-- start DATASET SECTION --
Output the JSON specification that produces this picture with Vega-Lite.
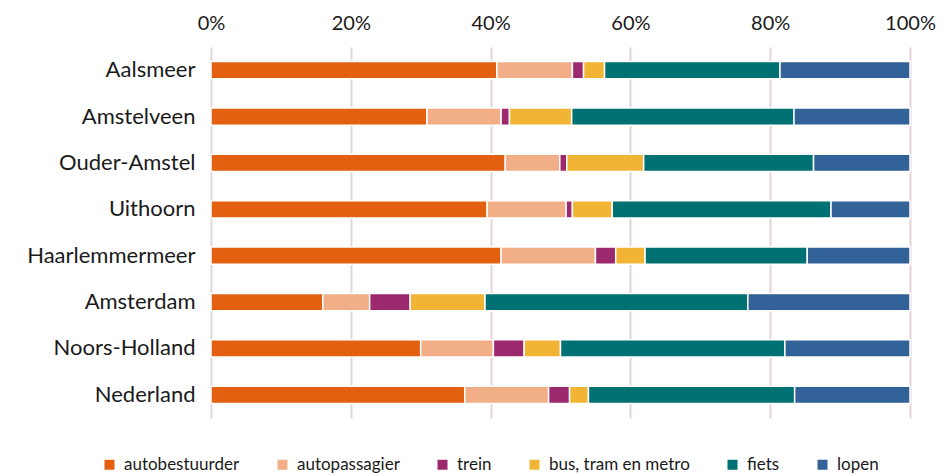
{
  "$schema": "https://vega.github.io/schema/vega-lite/v6.json",
  "width": 699,
  "height": 371,
  "autosize": "none",
  "padding": {"left": 211, "top": 47, "right": 41, "bottom": 58},
  "background": "white",
  "data": {
    "values": [
      {"gemeente": "Aalsmeer", "modus": "autobestuurder", "k": 1, "waarde": 40.9},
      {"gemeente": "Aalsmeer", "modus": "autopassagier", "k": 2, "waarde": 10.8},
      {"gemeente": "Aalsmeer", "modus": "trein", "k": 3, "waarde": 1.6},
      {"gemeente": "Aalsmeer", "modus": "bus, tram en metro", "k": 4, "waarde": 3.0},
      {"gemeente": "Aalsmeer", "modus": "fiets", "k": 5, "waarde": 25.1},
      {"gemeente": "Aalsmeer", "modus": "lopen", "k": 6, "waarde": 18.6},
      {"gemeente": "Amstelveen", "modus": "autobestuurder", "k": 1, "waarde": 30.9},
      {"gemeente": "Amstelveen", "modus": "autopassagier", "k": 2, "waarde": 10.6},
      {"gemeente": "Amstelveen", "modus": "trein", "k": 3, "waarde": 1.2},
      {"gemeente": "Amstelveen", "modus": "bus, tram en metro", "k": 4, "waarde": 8.9},
      {"gemeente": "Amstelveen", "modus": "fiets", "k": 5, "waarde": 31.8},
      {"gemeente": "Amstelveen", "modus": "lopen", "k": 6, "waarde": 16.6},
      {"gemeente": "Ouder-Amstel", "modus": "autobestuurder", "k": 1, "waarde": 42.1},
      {"gemeente": "Ouder-Amstel", "modus": "autopassagier", "k": 2, "waarde": 7.8},
      {"gemeente": "Ouder-Amstel", "modus": "trein", "k": 3, "waarde": 1.0},
      {"gemeente": "Ouder-Amstel", "modus": "bus, tram en metro", "k": 4, "waarde": 11.0},
      {"gemeente": "Ouder-Amstel", "modus": "fiets", "k": 5, "waarde": 24.3},
      {"gemeente": "Ouder-Amstel", "modus": "lopen", "k": 6, "waarde": 13.8},
      {"gemeente": "Uithoorn", "modus": "autobestuurder", "k": 1, "waarde": 39.5},
      {"gemeente": "Uithoorn", "modus": "autopassagier", "k": 2, "waarde": 11.3},
      {"gemeente": "Uithoorn", "modus": "trein", "k": 3, "waarde": 0.9},
      {"gemeente": "Uithoorn", "modus": "bus, tram en metro", "k": 4, "waarde": 5.7},
      {"gemeente": "Uithoorn", "modus": "fiets", "k": 5, "waarde": 31.3},
      {"gemeente": "Uithoorn", "modus": "lopen", "k": 6, "waarde": 11.3},
      {"gemeente": "Haarlemmermeer", "modus": "autobestuurder", "k": 1, "waarde": 41.5},
      {"gemeente": "Haarlemmermeer", "modus": "autopassagier", "k": 2, "waarde": 13.5},
      {"gemeente": "Haarlemmermeer", "modus": "trein", "k": 3, "waarde": 2.9},
      {"gemeente": "Haarlemmermeer", "modus": "bus, tram en metro", "k": 4, "waarde": 4.2},
      {"gemeente": "Haarlemmermeer", "modus": "fiets", "k": 5, "waarde": 23.2},
      {"gemeente": "Haarlemmermeer", "modus": "lopen", "k": 6, "waarde": 14.7},
      {"gemeente": "Amsterdam", "modus": "autobestuurder", "k": 1, "waarde": 16.0},
      {"gemeente": "Amsterdam", "modus": "autopassagier", "k": 2, "waarde": 6.7},
      {"gemeente": "Amsterdam", "modus": "trein", "k": 3, "waarde": 5.8},
      {"gemeente": "Amsterdam", "modus": "bus, tram en metro", "k": 4, "waarde": 10.7},
      {"gemeente": "Amsterdam", "modus": "fiets", "k": 5, "waarde": 37.6},
      {"gemeente": "Amsterdam", "modus": "lopen", "k": 6, "waarde": 23.2},
      {"gemeente": "Noors-Holland", "modus": "autobestuurder", "k": 1, "waarde": 30.0},
      {"gemeente": "Noors-Holland", "modus": "autopassagier", "k": 2, "waarde": 10.4},
      {"gemeente": "Noors-Holland", "modus": "trein", "k": 3, "waarde": 4.4},
      {"gemeente": "Noors-Holland", "modus": "bus, tram en metro", "k": 4, "waarde": 5.2},
      {"gemeente": "Noors-Holland", "modus": "fiets", "k": 5, "waarde": 32.1},
      {"gemeente": "Noors-Holland", "modus": "lopen", "k": 6, "waarde": 17.9},
      {"gemeente": "Nederland", "modus": "autobestuurder", "k": 1, "waarde": 36.3},
      {"gemeente": "Nederland", "modus": "autopassagier", "k": 2, "waarde": 12.0},
      {"gemeente": "Nederland", "modus": "trein", "k": 3, "waarde": 3.0},
      {"gemeente": "Nederland", "modus": "bus, tram en metro", "k": 4, "waarde": 2.7},
      {"gemeente": "Nederland", "modus": "fiets", "k": 5, "waarde": 29.5},
      {"gemeente": "Nederland", "modus": "lopen", "k": 6, "waarde": 16.5}
    ]
  },
  "mark": {"type": "bar", "stroke": "white", "strokeWidth": 1.5},
  "encoding": {
    "y": {
      "field": "gemeente",
      "type": "nominal",
      "sort": null,
      "title": null,
      "scale": {"paddingInner": 0.63, "paddingOuter": 0.315},
      "axis": {
        "domain": false,
        "ticks": false,
        "labelFont": "Lato",
        "labelFontSize": 22,
        "labelColor": "#1a1a1a",
        "labelPadding": 16,
        "labelLimit": 250
      }
    },
    "x": {
      "field": "waarde",
      "type": "quantitative",
      "stack": "normalize",
      "title": null,
      "scale": {"domain": [0, 1], "nice": false},
      "axis": {
        "orient": "top",
        "format": ".0%",
        "values": [0, 0.2, 0.4, 0.6, 0.8, 1],
        "domain": false,
        "ticks": false,
        "grid": true,
        "gridColor": "#e3d4d7",
        "gridWidth": 2,
        "labelFont": "Lato",
        "labelFontSize": 20,
        "labelColor": "#1a1a1a",
        "labelPadding": 14,
        "labelFlush": false
      }
    },
    "color": {
      "field": "modus",
      "type": "nominal",
      "sort": ["autobestuurder", "autopassagier", "trein", "bus, tram en metro", "fiets", "lopen"],
      "scale": {
        "domain": ["autobestuurder", "autopassagier", "trein", "bus, tram en metro", "fiets", "lopen"],
        "range": ["#e2600f", "#f2af87", "#9c286e", "#f1b434", "#007173", "#336298"]
      },
      "legend": {
        "title": null,
        "orient": "none",
        "direction": "horizontal",
        "legendX": -110,
        "legendY": 409,
        "symbolType": "square",
        "symbolSize": 100,
        "symbolStrokeWidth": 0,
        "labelFont": "Lato",
        "labelFontSize": 17,
        "labelColor": "#1a1a1a",
        "labelOffset": 6,
        "columnPadding": 34
      }
    },
    "order": {"field": "k", "type": "quantitative"}
  },
  "config": {"view": {"stroke": null}}
}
-- end DATASET SECTION --
== WHAT YOU ARE ASKED TO DO ==
Leaving out the pictures, repeat the data above exactly.

== FULL OUTPUT ==
Output the JSON specification that produces this picture with Vega-Lite.
{
  "$schema": "https://vega.github.io/schema/vega-lite/v6.json",
  "width": 699,
  "height": 371,
  "autosize": "none",
  "padding": {"left": 211, "top": 47, "right": 41, "bottom": 58},
  "background": "white",
  "data": {
    "values": [
      {"gemeente": "Aalsmeer", "modus": "autobestuurder", "k": 1, "waarde": 40.9},
      {"gemeente": "Aalsmeer", "modus": "autopassagier", "k": 2, "waarde": 10.8},
      {"gemeente": "Aalsmeer", "modus": "trein", "k": 3, "waarde": 1.6},
      {"gemeente": "Aalsmeer", "modus": "bus, tram en metro", "k": 4, "waarde": 3.0},
      {"gemeente": "Aalsmeer", "modus": "fiets", "k": 5, "waarde": 25.1},
      {"gemeente": "Aalsmeer", "modus": "lopen", "k": 6, "waarde": 18.6},
      {"gemeente": "Amstelveen", "modus": "autobestuurder", "k": 1, "waarde": 30.9},
      {"gemeente": "Amstelveen", "modus": "autopassagier", "k": 2, "waarde": 10.6},
      {"gemeente": "Amstelveen", "modus": "trein", "k": 3, "waarde": 1.2},
      {"gemeente": "Amstelveen", "modus": "bus, tram en metro", "k": 4, "waarde": 8.9},
      {"gemeente": "Amstelveen", "modus": "fiets", "k": 5, "waarde": 31.8},
      {"gemeente": "Amstelveen", "modus": "lopen", "k": 6, "waarde": 16.6},
      {"gemeente": "Ouder-Amstel", "modus": "autobestuurder", "k": 1, "waarde": 42.1},
      {"gemeente": "Ouder-Amstel", "modus": "autopassagier", "k": 2, "waarde": 7.8},
      {"gemeente": "Ouder-Amstel", "modus": "trein", "k": 3, "waarde": 1.0},
      {"gemeente": "Ouder-Amstel", "modus": "bus, tram en metro", "k": 4, "waarde": 11.0},
      {"gemeente": "Ouder-Amstel", "modus": "fiets", "k": 5, "waarde": 24.3},
      {"gemeente": "Ouder-Amstel", "modus": "lopen", "k": 6, "waarde": 13.8},
      {"gemeente": "Uithoorn", "modus": "autobestuurder", "k": 1, "waarde": 39.5},
      {"gemeente": "Uithoorn", "modus": "autopassagier", "k": 2, "waarde": 11.3},
      {"gemeente": "Uithoorn", "modus": "trein", "k": 3, "waarde": 0.9},
      {"gemeente": "Uithoorn", "modus": "bus, tram en metro", "k": 4, "waarde": 5.7},
      {"gemeente": "Uithoorn", "modus": "fiets", "k": 5, "waarde": 31.3},
      {"gemeente": "Uithoorn", "modus": "lopen", "k": 6, "waarde": 11.3},
      {"gemeente": "Haarlemmermeer", "modus": "autobestuurder", "k": 1, "waarde": 41.5},
      {"gemeente": "Haarlemmermeer", "modus": "autopassagier", "k": 2, "waarde": 13.5},
      {"gemeente": "Haarlemmermeer", "modus": "trein", "k": 3, "waarde": 2.9},
      {"gemeente": "Haarlemmermeer", "modus": "bus, tram en metro", "k": 4, "waarde": 4.2},
      {"gemeente": "Haarlemmermeer", "modus": "fiets", "k": 5, "waarde": 23.2},
      {"gemeente": "Haarlemmermeer", "modus": "lopen", "k": 6, "waarde": 14.7},
      {"gemeente": "Amsterdam", "modus": "autobestuurder", "k": 1, "waarde": 16.0},
      {"gemeente": "Amsterdam", "modus": "autopassagier", "k": 2, "waarde": 6.7},
      {"gemeente": "Amsterdam", "modus": "trein", "k": 3, "waarde": 5.8},
      {"gemeente": "Amsterdam", "modus": "bus, tram en metro", "k": 4, "waarde": 10.7},
      {"gemeente": "Amsterdam", "modus": "fiets", "k": 5, "waarde": 37.6},
      {"gemeente": "Amsterdam", "modus": "lopen", "k": 6, "waarde": 23.2},
      {"gemeente": "Noors-Holland", "modus": "autobestuurder", "k": 1, "waarde": 30.0},
      {"gemeente": "Noors-Holland", "modus": "autopassagier", "k": 2, "waarde": 10.4},
      {"gemeente": "Noors-Holland", "modus": "trein", "k": 3, "waarde": 4.4},
      {"gemeente": "Noors-Holland", "modus": "bus, tram en metro", "k": 4, "waarde": 5.2},
      {"gemeente": "Noors-Holland", "modus": "fiets", "k": 5, "waarde": 32.1},
      {"gemeente": "Noors-Holland", "modus": "lopen", "k": 6, "waarde": 17.9},
      {"gemeente": "Nederland", "modus": "autobestuurder", "k": 1, "waarde": 36.3},
      {"gemeente": "Nederland", "modus": "autopassagier", "k": 2, "waarde": 12.0},
      {"gemeente": "Nederland", "modus": "trein", "k": 3, "waarde": 3.0},
      {"gemeente": "Nederland", "modus": "bus, tram en metro", "k": 4, "waarde": 2.7},
      {"gemeente": "Nederland", "modus": "fiets", "k": 5, "waarde": 29.5},
      {"gemeente": "Nederland", "modus": "lopen", "k": 6, "waarde": 16.5}
    ]
  },
  "mark": {"type": "bar", "stroke": "white", "strokeWidth": 1.5},
  "encoding": {
    "y": {
      "field": "gemeente",
      "type": "nominal",
      "sort": null,
      "title": null,
      "scale": {"paddingInner": 0.63, "paddingOuter": 0.315},
      "axis": {
        "domain": false,
        "ticks": false,
        "labelFont": "Lato",
        "labelFontSize": 22,
        "labelColor": "#1a1a1a",
        "labelPadding": 16,
        "labelLimit": 250
      }
    },
    "x": {
      "field": "waarde",
      "type": "quantitative",
      "stack": "normalize",
      "title": null,
      "scale": {"domain": [0, 1], "nice": false},
      "axis": {
        "orient": "top",
        "format": ".0%",
        "values": [0, 0.2, 0.4, 0.6, 0.8, 1],
        "domain": false,
        "ticks": false,
        "grid": true,
        "gridColor": "#e3d4d7",
        "gridWidth": 2,
        "labelFont": "Lato",
        "labelFontSize": 20,
        "labelColor": "#1a1a1a",
        "labelPadding": 14,
        "labelFlush": false
      }
    },
    "color": {
      "field": "modus",
      "type": "nominal",
      "sort": ["autobestuurder", "autopassagier", "trein", "bus, tram en metro", "fiets", "lopen"],
      "scale": {
        "domain": ["autobestuurder", "autopassagier", "trein", "bus, tram en metro", "fiets", "lopen"],
        "range": ["#e2600f", "#f2af87", "#9c286e", "#f1b434", "#007173", "#336298"]
      },
      "legend": {
        "title": null,
        "orient": "none",
        "direction": "horizontal",
        "legendX": -110,
        "legendY": 409,
        "symbolType": "square",
        "symbolSize": 100,
        "symbolStrokeWidth": 0,
        "labelFont": "Lato",
        "labelFontSize": 17,
        "labelColor": "#1a1a1a",
        "labelOffset": 6,
        "columnPadding": 34
      }
    },
    "order": {"field": "k", "type": "quantitative"}
  },
  "config": {"view": {"stroke": null}}
}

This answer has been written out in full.